• **Data provided**
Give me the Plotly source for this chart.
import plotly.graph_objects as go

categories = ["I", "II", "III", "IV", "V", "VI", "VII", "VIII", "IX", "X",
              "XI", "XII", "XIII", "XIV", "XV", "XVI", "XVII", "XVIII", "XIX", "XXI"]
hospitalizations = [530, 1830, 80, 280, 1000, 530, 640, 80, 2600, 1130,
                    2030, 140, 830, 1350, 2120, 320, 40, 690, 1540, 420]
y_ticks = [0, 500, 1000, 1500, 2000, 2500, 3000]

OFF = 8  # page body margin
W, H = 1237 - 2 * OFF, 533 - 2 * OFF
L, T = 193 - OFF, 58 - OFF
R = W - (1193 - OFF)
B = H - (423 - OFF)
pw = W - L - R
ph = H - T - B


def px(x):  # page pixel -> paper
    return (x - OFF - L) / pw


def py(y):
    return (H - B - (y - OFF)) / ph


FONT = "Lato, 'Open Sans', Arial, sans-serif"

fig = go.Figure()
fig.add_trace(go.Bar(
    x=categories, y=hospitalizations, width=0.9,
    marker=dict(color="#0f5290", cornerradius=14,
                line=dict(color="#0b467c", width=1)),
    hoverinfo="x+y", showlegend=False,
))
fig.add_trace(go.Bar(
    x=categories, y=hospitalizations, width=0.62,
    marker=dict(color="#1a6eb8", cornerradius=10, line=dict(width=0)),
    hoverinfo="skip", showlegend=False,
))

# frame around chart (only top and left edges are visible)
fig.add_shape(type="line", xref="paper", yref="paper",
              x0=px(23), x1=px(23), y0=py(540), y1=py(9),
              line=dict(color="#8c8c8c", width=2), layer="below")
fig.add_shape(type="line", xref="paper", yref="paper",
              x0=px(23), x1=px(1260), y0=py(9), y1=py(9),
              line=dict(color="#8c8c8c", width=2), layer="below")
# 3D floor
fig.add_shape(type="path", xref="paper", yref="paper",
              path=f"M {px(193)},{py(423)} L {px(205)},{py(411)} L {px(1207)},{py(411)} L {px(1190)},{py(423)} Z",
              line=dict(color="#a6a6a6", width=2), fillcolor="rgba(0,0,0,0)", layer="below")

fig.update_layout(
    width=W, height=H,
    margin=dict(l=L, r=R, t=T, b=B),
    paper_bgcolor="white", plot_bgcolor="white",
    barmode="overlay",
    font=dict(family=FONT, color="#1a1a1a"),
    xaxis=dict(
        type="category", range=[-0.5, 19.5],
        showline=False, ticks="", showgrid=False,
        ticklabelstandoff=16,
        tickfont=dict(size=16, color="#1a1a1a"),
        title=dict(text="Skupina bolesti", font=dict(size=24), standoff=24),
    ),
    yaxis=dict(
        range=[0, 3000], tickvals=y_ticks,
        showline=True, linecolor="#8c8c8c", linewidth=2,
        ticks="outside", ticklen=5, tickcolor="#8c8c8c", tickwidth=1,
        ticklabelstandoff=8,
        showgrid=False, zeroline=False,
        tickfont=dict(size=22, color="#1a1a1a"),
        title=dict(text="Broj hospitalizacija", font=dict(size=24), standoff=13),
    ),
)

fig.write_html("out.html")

• **Task requirements**
Reproduce each line verbatim.

• **Exercise response**
Give me the Plotly source for this chart.
import plotly.graph_objects as go

categories = ["I", "II", "III", "IV", "V", "VI", "VII", "VIII", "IX", "X",
              "XI", "XII", "XIII", "XIV", "XV", "XVI", "XVII", "XVIII", "XIX", "XXI"]
hospitalizations = [530, 1830, 80, 280, 1000, 530, 640, 80, 2600, 1130,
                    2030, 140, 830, 1350, 2120, 320, 40, 690, 1540, 420]
y_ticks = [0, 500, 1000, 1500, 2000, 2500, 3000]

OFF = 8  # page body margin
W, H = 1237 - 2 * OFF, 533 - 2 * OFF
L, T = 193 - OFF, 58 - OFF
R = W - (1193 - OFF)
B = H - (423 - OFF)
pw = W - L - R
ph = H - T - B


def px(x):  # page pixel -> paper
    return (x - OFF - L) / pw


def py(y):
    return (H - B - (y - OFF)) / ph


FONT = "Lato, 'Open Sans', Arial, sans-serif"

fig = go.Figure()
fig.add_trace(go.Bar(
    x=categories, y=hospitalizations, width=0.9,
    marker=dict(color="#0f5290", cornerradius=14,
                line=dict(color="#0b467c", width=1)),
    hoverinfo="x+y", showlegend=False,
))
fig.add_trace(go.Bar(
    x=categories, y=hospitalizations, width=0.62,
    marker=dict(color="#1a6eb8", cornerradius=10, line=dict(width=0)),
    hoverinfo="skip", showlegend=False,
))

# frame around chart (only top and left edges are visible)
fig.add_shape(type="line", xref="paper", yref="paper",
              x0=px(23), x1=px(23), y0=py(540), y1=py(9),
              line=dict(color="#8c8c8c", width=2), layer="below")
fig.add_shape(type="line", xref="paper", yref="paper",
              x0=px(23), x1=px(1260), y0=py(9), y1=py(9),
              line=dict(color="#8c8c8c", width=2), layer="below")
# 3D floor
fig.add_shape(type="path", xref="paper", yref="paper",
              path=f"M {px(193)},{py(423)} L {px(205)},{py(411)} L {px(1207)},{py(411)} L {px(1190)},{py(423)} Z",
              line=dict(color="#a6a6a6", width=2), fillcolor="rgba(0,0,0,0)", layer="below")

fig.update_layout(
    width=W, height=H,
    margin=dict(l=L, r=R, t=T, b=B),
    paper_bgcolor="white", plot_bgcolor="white",
    barmode="overlay",
    font=dict(family=FONT, color="#1a1a1a"),
    xaxis=dict(
        type="category", range=[-0.5, 19.5],
        showline=False, ticks="", showgrid=False,
        ticklabelstandoff=16,
        tickfont=dict(size=16, color="#1a1a1a"),
        title=dict(text="Skupina bolesti", font=dict(size=24), standoff=24),
    ),
    yaxis=dict(
        range=[0, 3000], tickvals=y_ticks,
        showline=True, linecolor="#8c8c8c", linewidth=2,
        ticks="outside", ticklen=5, tickcolor="#8c8c8c", tickwidth=1,
        ticklabelstandoff=8,
        showgrid=False, zeroline=False,
        tickfont=dict(size=22, color="#1a1a1a"),
        title=dict(text="Broj hospitalizacija", font=dict(size=24), standoff=13),
    ),
)

fig.write_html("out.html")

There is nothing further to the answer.